Data provided:
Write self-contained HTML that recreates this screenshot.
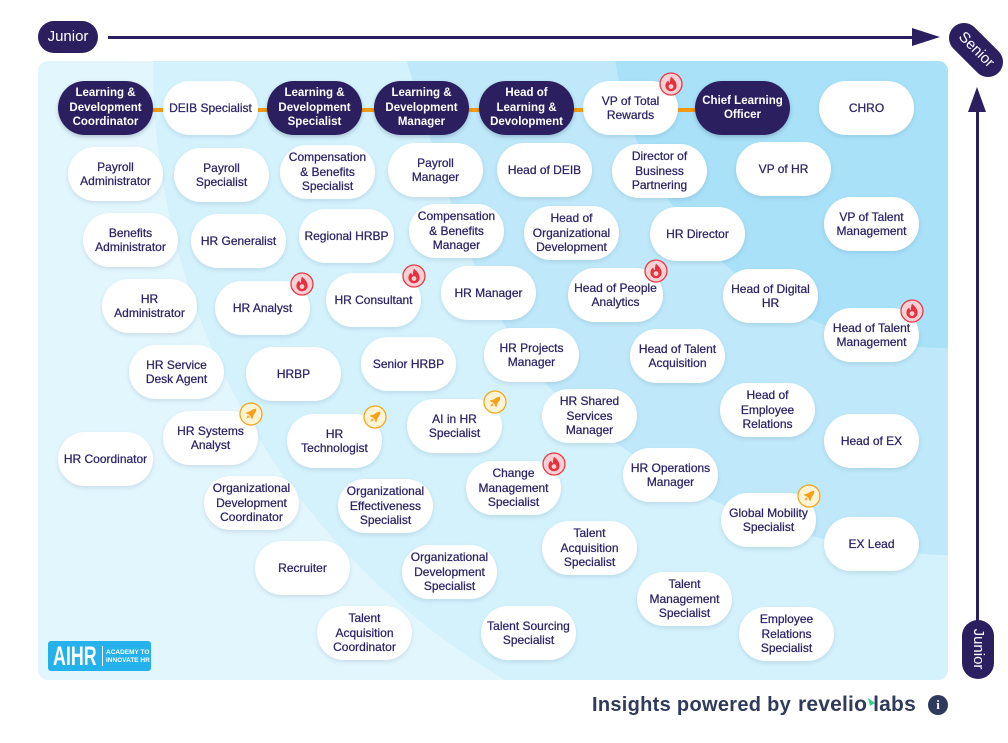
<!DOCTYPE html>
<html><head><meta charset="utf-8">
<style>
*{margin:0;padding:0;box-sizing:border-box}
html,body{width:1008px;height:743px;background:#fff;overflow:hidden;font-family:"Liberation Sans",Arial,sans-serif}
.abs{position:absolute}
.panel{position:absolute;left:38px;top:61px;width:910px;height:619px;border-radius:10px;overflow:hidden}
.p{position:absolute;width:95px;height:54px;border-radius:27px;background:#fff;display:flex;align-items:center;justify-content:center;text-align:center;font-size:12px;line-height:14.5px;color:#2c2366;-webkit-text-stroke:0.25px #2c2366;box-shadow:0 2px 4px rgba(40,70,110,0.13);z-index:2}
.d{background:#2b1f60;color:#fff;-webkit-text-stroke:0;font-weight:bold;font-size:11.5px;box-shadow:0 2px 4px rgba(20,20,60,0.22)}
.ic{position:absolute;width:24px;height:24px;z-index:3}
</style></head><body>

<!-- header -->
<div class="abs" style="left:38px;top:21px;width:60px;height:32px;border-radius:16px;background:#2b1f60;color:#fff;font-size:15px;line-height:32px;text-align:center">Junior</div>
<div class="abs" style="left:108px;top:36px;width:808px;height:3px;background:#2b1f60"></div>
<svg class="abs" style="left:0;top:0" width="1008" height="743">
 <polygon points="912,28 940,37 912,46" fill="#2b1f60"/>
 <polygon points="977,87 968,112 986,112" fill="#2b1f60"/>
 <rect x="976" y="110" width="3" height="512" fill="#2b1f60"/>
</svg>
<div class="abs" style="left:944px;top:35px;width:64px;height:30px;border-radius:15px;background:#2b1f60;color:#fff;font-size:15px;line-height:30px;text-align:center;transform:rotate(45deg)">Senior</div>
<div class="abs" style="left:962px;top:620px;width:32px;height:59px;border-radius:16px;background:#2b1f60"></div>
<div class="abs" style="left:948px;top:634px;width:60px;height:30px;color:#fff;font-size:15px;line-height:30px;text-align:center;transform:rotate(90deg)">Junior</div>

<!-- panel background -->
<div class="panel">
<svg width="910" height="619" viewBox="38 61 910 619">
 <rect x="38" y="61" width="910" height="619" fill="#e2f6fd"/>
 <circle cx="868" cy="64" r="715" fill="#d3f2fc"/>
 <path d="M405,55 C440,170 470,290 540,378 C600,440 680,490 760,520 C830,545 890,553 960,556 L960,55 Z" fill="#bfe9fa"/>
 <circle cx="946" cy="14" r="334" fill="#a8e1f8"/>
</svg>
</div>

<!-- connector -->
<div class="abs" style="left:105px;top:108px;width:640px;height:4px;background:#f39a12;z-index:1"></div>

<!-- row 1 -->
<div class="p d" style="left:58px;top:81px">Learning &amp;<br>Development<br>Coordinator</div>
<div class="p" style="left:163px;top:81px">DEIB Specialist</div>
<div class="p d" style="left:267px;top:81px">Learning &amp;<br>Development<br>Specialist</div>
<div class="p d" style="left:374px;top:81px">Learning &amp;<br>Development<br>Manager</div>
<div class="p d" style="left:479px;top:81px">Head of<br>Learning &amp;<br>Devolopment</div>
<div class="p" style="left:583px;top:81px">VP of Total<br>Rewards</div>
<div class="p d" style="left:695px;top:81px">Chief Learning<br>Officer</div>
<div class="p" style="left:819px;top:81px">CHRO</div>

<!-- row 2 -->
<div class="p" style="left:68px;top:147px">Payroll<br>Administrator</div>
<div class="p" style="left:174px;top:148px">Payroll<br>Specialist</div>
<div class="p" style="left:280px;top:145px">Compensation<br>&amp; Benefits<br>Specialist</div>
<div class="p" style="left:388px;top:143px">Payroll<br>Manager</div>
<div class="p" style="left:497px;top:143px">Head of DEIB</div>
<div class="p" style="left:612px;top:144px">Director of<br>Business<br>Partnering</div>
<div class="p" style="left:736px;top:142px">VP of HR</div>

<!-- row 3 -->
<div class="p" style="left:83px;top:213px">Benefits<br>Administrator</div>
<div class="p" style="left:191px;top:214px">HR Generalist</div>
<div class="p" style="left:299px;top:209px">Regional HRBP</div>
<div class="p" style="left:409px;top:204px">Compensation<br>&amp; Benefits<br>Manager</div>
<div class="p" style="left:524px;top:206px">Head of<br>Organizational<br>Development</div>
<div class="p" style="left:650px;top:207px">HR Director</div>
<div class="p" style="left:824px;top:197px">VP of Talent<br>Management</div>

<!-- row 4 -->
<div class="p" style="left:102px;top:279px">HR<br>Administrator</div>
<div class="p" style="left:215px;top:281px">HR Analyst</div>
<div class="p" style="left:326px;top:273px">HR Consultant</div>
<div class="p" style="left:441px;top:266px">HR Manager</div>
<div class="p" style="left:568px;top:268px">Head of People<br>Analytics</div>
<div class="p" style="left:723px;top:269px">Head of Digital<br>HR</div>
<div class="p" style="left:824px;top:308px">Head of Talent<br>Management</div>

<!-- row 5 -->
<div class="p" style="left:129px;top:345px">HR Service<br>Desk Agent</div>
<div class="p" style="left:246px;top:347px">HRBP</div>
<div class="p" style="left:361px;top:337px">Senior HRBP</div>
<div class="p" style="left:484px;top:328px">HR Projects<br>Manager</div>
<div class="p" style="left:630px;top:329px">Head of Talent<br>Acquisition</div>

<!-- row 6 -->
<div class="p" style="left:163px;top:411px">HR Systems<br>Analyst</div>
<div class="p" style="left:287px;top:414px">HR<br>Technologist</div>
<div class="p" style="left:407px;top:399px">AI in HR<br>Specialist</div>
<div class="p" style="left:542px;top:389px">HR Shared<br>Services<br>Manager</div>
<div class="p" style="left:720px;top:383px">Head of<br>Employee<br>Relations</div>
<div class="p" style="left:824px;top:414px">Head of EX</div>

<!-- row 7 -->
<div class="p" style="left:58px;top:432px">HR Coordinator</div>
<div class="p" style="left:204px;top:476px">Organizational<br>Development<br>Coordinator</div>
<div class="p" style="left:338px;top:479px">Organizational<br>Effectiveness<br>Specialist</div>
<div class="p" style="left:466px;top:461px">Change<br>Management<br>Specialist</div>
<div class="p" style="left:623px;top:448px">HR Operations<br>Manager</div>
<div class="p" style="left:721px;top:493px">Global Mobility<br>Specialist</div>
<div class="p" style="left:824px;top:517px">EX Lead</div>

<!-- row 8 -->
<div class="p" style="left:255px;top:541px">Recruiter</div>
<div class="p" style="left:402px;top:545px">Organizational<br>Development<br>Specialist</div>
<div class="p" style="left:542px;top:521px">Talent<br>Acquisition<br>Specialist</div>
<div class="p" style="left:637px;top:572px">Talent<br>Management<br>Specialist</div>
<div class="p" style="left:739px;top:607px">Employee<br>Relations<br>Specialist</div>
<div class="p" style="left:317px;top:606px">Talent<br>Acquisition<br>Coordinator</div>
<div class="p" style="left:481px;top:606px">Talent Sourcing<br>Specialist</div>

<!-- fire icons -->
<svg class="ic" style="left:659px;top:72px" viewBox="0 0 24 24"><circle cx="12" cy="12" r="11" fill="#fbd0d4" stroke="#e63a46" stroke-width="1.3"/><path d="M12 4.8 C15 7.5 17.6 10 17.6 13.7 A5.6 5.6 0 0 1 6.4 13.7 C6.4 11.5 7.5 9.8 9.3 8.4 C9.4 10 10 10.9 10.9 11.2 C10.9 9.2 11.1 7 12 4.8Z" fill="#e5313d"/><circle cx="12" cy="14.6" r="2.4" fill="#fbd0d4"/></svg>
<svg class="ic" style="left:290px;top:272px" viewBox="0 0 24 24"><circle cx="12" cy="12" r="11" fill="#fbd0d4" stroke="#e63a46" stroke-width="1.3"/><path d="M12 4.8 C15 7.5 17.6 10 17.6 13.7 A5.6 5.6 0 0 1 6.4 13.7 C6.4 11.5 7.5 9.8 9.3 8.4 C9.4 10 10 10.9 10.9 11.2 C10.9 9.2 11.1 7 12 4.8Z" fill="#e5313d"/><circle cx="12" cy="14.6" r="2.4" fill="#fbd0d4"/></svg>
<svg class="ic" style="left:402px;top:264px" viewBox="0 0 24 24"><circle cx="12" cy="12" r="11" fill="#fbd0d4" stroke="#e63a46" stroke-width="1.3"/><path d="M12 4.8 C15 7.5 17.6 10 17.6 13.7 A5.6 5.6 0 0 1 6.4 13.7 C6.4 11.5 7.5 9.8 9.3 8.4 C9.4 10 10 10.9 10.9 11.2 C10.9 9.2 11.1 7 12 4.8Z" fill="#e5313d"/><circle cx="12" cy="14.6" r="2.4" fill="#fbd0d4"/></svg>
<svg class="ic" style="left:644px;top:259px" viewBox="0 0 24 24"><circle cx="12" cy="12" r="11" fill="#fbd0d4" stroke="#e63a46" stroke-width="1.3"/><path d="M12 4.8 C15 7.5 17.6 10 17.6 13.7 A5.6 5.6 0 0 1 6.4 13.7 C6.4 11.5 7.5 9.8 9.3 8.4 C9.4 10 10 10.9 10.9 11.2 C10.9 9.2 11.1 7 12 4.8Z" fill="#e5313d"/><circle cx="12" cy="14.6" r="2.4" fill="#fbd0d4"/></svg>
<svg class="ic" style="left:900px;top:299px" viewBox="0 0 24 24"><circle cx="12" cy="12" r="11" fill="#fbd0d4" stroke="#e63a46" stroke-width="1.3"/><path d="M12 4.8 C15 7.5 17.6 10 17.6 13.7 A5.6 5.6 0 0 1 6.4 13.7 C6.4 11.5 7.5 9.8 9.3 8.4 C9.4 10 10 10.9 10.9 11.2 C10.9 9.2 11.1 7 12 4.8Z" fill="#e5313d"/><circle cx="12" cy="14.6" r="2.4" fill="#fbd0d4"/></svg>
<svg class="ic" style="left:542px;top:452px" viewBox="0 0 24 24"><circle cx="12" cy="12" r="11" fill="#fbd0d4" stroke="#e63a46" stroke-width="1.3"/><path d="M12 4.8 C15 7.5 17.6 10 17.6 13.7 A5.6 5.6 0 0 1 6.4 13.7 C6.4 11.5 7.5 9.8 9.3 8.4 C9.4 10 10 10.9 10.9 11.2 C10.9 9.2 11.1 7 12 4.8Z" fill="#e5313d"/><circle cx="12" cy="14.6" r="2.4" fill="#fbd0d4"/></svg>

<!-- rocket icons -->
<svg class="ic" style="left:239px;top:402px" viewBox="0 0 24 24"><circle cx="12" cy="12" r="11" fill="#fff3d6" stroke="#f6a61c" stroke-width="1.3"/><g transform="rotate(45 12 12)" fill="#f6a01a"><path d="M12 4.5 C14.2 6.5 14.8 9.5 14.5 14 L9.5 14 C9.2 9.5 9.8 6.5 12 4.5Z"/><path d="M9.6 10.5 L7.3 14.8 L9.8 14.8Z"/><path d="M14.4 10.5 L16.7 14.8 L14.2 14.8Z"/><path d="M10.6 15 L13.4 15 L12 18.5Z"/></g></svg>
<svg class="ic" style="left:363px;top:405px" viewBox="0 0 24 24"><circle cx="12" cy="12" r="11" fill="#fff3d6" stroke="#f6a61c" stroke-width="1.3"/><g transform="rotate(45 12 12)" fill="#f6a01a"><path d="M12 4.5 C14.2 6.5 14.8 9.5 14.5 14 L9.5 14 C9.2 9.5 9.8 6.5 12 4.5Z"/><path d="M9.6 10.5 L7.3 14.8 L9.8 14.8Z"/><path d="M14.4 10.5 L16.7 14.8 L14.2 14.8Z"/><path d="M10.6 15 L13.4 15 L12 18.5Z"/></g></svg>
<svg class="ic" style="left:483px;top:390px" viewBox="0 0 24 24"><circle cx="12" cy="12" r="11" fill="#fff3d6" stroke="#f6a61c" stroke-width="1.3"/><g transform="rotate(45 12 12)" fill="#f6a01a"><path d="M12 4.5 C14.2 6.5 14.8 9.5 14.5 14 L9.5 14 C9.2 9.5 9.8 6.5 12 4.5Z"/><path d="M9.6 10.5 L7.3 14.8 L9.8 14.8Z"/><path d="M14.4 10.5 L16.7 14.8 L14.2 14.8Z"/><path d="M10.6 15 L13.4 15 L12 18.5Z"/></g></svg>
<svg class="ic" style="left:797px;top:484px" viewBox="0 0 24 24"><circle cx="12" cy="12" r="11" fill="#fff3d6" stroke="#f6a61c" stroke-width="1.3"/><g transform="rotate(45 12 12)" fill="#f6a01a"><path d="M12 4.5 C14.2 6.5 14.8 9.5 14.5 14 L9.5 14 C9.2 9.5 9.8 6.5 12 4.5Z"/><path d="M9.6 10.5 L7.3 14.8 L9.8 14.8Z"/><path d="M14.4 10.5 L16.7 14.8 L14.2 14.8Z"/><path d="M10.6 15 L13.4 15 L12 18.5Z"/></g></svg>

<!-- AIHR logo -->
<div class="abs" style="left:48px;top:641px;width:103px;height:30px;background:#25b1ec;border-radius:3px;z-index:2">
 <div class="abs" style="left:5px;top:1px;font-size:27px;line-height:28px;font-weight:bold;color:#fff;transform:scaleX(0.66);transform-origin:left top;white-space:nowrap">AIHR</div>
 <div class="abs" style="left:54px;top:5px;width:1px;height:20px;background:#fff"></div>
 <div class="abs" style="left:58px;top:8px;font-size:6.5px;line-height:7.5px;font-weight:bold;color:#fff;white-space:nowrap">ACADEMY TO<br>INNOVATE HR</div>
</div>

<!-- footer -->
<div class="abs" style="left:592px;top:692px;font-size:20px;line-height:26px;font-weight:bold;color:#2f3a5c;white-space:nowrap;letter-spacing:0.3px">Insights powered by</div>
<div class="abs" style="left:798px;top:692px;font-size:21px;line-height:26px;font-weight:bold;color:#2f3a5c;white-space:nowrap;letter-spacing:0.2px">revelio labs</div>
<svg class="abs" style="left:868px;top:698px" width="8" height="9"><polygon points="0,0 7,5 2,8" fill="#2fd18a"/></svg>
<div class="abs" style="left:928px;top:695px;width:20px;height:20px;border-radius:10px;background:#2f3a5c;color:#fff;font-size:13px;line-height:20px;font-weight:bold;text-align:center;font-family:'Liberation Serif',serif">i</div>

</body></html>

Request: Take the material above from its first line through the line holding "</style></head><body>" and set it down exactly, without the pictures.

Answer to the problem:
Write self-contained HTML that recreates this screenshot.
<!DOCTYPE html>
<html><head><meta charset="utf-8">
<style>
*{margin:0;padding:0;box-sizing:border-box}
html,body{width:1008px;height:743px;background:#fff;overflow:hidden;font-family:"Liberation Sans",Arial,sans-serif}
.abs{position:absolute}
.panel{position:absolute;left:38px;top:61px;width:910px;height:619px;border-radius:10px;overflow:hidden}
.p{position:absolute;width:95px;height:54px;border-radius:27px;background:#fff;display:flex;align-items:center;justify-content:center;text-align:center;font-size:12px;line-height:14.5px;color:#2c2366;-webkit-text-stroke:0.25px #2c2366;box-shadow:0 2px 4px rgba(40,70,110,0.13);z-index:2}
.d{background:#2b1f60;color:#fff;-webkit-text-stroke:0;font-weight:bold;font-size:11.5px;box-shadow:0 2px 4px rgba(20,20,60,0.22)}
.ic{position:absolute;width:24px;height:24px;z-index:3}
</style></head><body>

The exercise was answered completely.